Equilibration of Melt at the Base of the Lithosphere in the Basin and Range Province

Abstract:

New measurements of the water concentration and new constraints on oxygen fugacity of Basin and Range basalts enable more accurate pressure (P) and temperature (T) estimates of the depth of equilibration of the mantle melts. We developed a revised thermobarometer that more precisely predicts the results of laboratory experiments on melts equilibrated with olivine and orthopyroxene. Applying these methods to basalts from recently active volcanic settings in the Basin and Range province, we find that most equilibrated near the dry solidus in P-T space and that the depths are in the vicinity of the lithosphere-asthenosphere boundary (LAB) inferred from receiver function analysis and surface wave tomography.

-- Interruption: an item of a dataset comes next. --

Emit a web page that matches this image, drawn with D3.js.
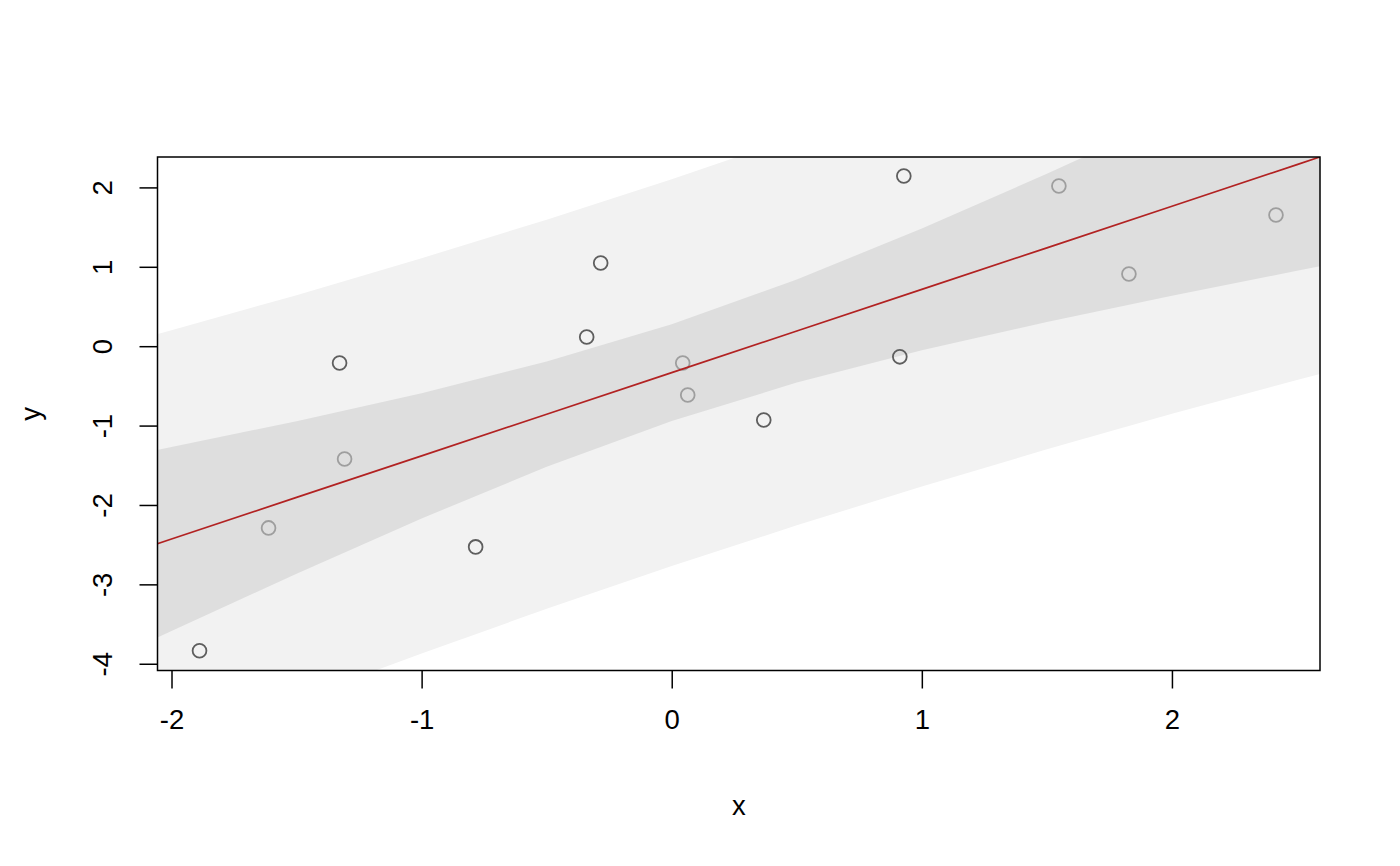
<!DOCTYPE html>
<html><head><meta charset="utf-8">
<script src="https://cdn.jsdelivr.net/npm/d3@7"></script>
<style>body{margin:0;background:#fff}svg{display:block}text{font-family:"Liberation Sans",Arial,sans-serif;fill:#000}</style>
</head><body>
<svg id="c" width="1400" height="866"></svg>
<script>
// Observed points (dark = group A, light = group B)
const xA = [-1.888, -1.328, -0.784, -0.340, -0.284, 0.368, 0.912, 0.928];
const yA = [-3.837, -0.212, -2.528, 0.116, 1.048, -0.929, -0.134, 2.144];
const xB = [-1.612, -1.308, 0.044, 0.064, 1.548, 1.828, 2.416];
const yB = [-2.289, -1.421, -0.212, -0.615, 2.018, 0.910, 1.652];
// Fitted line and interval bands on a grid
const gridX   = [-2.5, -2, -1.5, -1, -0.5, 0, 0.5, 1, 1.5, 2, 2.5, 3];
const fitY    = [-2.953, -2.429, -1.905, -1.381, -0.857, -0.333, 0.191, 0.715, 1.239, 1.763, 2.287, 2.811];
const confLo  = [-4.323, -3.587, -2.866, -2.170, -1.520, -0.943, -0.458, -0.052, 0.306, 0.636, 0.950, 1.255];
const confHi  = [-1.583, -1.271, -0.944, -0.592, -0.194, 0.277, 0.840, 1.482, 2.172, 2.890, 3.624, 4.367];
const predLo  = [-5.682, -5.058, -4.453, -3.870, -3.308, -2.770, -2.257, -1.766, -1.299, -0.852, -0.425, -0.016];
const predHi  = [-0.224, 0.200, 0.643, 1.108, 1.594, 2.104, 2.639, 3.196, 3.777, 4.378, 4.999, 5.638];
const xTicks = [-2, -1, 0, 1, 2];
const yTicks = [-4, -3, -2, -1, 0, 1, 2];
const xDomain = [-2.056, 2.592];
const yDomain = [-4.085, 2.383];

const L = 157.5, R = 1320, T = 157, B = 670.5;
const FS = 27.5;
const svg = d3.select("#c");
const x = d3.scaleLinear().domain(xDomain).range([L, R]);
const y = d3.scaleLinear().domain(yDomain).range([B, T]);
const fmt = d => String(d);

svg.append("defs").append("clipPath").attr("id", "clip")
  .append("rect").attr("x", L).attr("y", T).attr("width", R - L).attr("height", B - T);
const g = svg.append("g").attr("clip-path", "url(#clip)");

const idx = d3.range(gridX.length);
const area = (lo, hi) => d3.area().x(i => x(gridX[i])).y0(i => y(lo[i])).y1(i => y(hi[i]));
g.append("path").attr("d", area(predLo, predHi)(idx)).attr("fill", "#F2F2F2");
g.append("path").attr("d", area(confLo, confHi)(idx)).attr("fill", "#DEDEDE");

const pts = xA.map((v, i) => ({x: v, y: yA[i], c: "#5e5e5e"}))
  .concat(xB.map((v, i) => ({x: v, y: yB[i], c: "#9e9e9e"})));
g.selectAll("circle").data(pts).join("circle")
  .attr("cx", d => x(d.x)).attr("cy", d => y(d.y)).attr("r", 6.9)
  .attr("fill", "none").attr("stroke", d => d.c).attr("stroke-width", 1.8);

g.append("path").attr("d", d3.line().x(i => x(gridX[i])).y(i => y(fitY[i]))(idx))
  .attr("fill", "none").attr("stroke", "#B22222").attr("stroke-width", 1.7);

// frame
svg.append("rect").attr("x", L).attr("y", T).attr("width", R - L).attr("height", B - T)
  .attr("fill", "none").attr("stroke", "#000").attr("stroke-width", 1.5);

// x axis
const xa = svg.append("g").attr("transform", `translate(0,${B})`)
  .call(d3.axisBottom(x).tickValues(xTicks).tickSize(18).tickPadding(21).tickFormat(fmt));
xa.select(".domain").remove();
xa.selectAll("line").attr("stroke-width", 1.5);
xa.selectAll("text").attr("font-size", FS).attr("dy", "0.71em")
  .style("font-family", '"Liberation Sans", Arial, sans-serif');

// y axis
const ya = svg.append("g").attr("transform", `translate(${L},0)`)
  .call(d3.axisLeft(y).tickValues(yTicks).tickSize(18).tickPadding(0).tickFormat(fmt));
ya.select(".domain").remove();
ya.selectAll("line").attr("stroke-width", 1.5);
ya.selectAll("text").attr("x", null).attr("dy", null)
  .attr("text-anchor", "middle").attr("dominant-baseline", "central")
  .attr("transform", "translate(-55,0) rotate(-90)")
  .attr("font-size", FS).style("font-family", '"Liberation Sans", Arial, sans-serif');

svg.append("text").attr("x", (L + R) / 2).attr("y", 805).attr("text-anchor", "middle")
  .attr("dominant-baseline", "central").attr("font-size", FS).text("x");
svg.append("text").attr("transform", `translate(30,${(T + B) / 2}) rotate(-90)`)
  .attr("text-anchor", "middle").attr("dominant-baseline", "central").attr("font-size", FS).text("y");
</script>
</body></html>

The basalts have enough water that they should have begun melting well below the dry solidus, so the depths of equilibration probably reflect pooling and stalling of upward migrated melts beneath a dry lithosphere rather than a mean depth of formation. The equilibration conditions then reflect the pre-existing thickness of the lithosphere, which may be eroded in spots by the thermal and chemical corrosion of melts infiltrating into the depleted layer. Assuming that there is a ~5% drop in shear velocity at the LAB associated with pooled melt, a two-parameter thermal model is sufficient to simultaneously satisfy both the seismological and petrological constraints in each of the study areas. In the model, depth to the dry solidus defines the bottom boundary of the conductive lid, while the potential temperature (Tp) controls the asthenosphere and LAB thermal structure. Combining the petrological and seismological constraints, the optimum estimates of Tp range from < 1300 to > 1500 °C, and depths to the LAB range from ~ 45 to 70 km. The highest Tp (> 1400°C) occurs just west of the Colorado Plateau. Upwelling of regionally hot and wet mantle creates widespread melting beneath the Basin and Range, which maintains the base of the lithosphere at its solidus.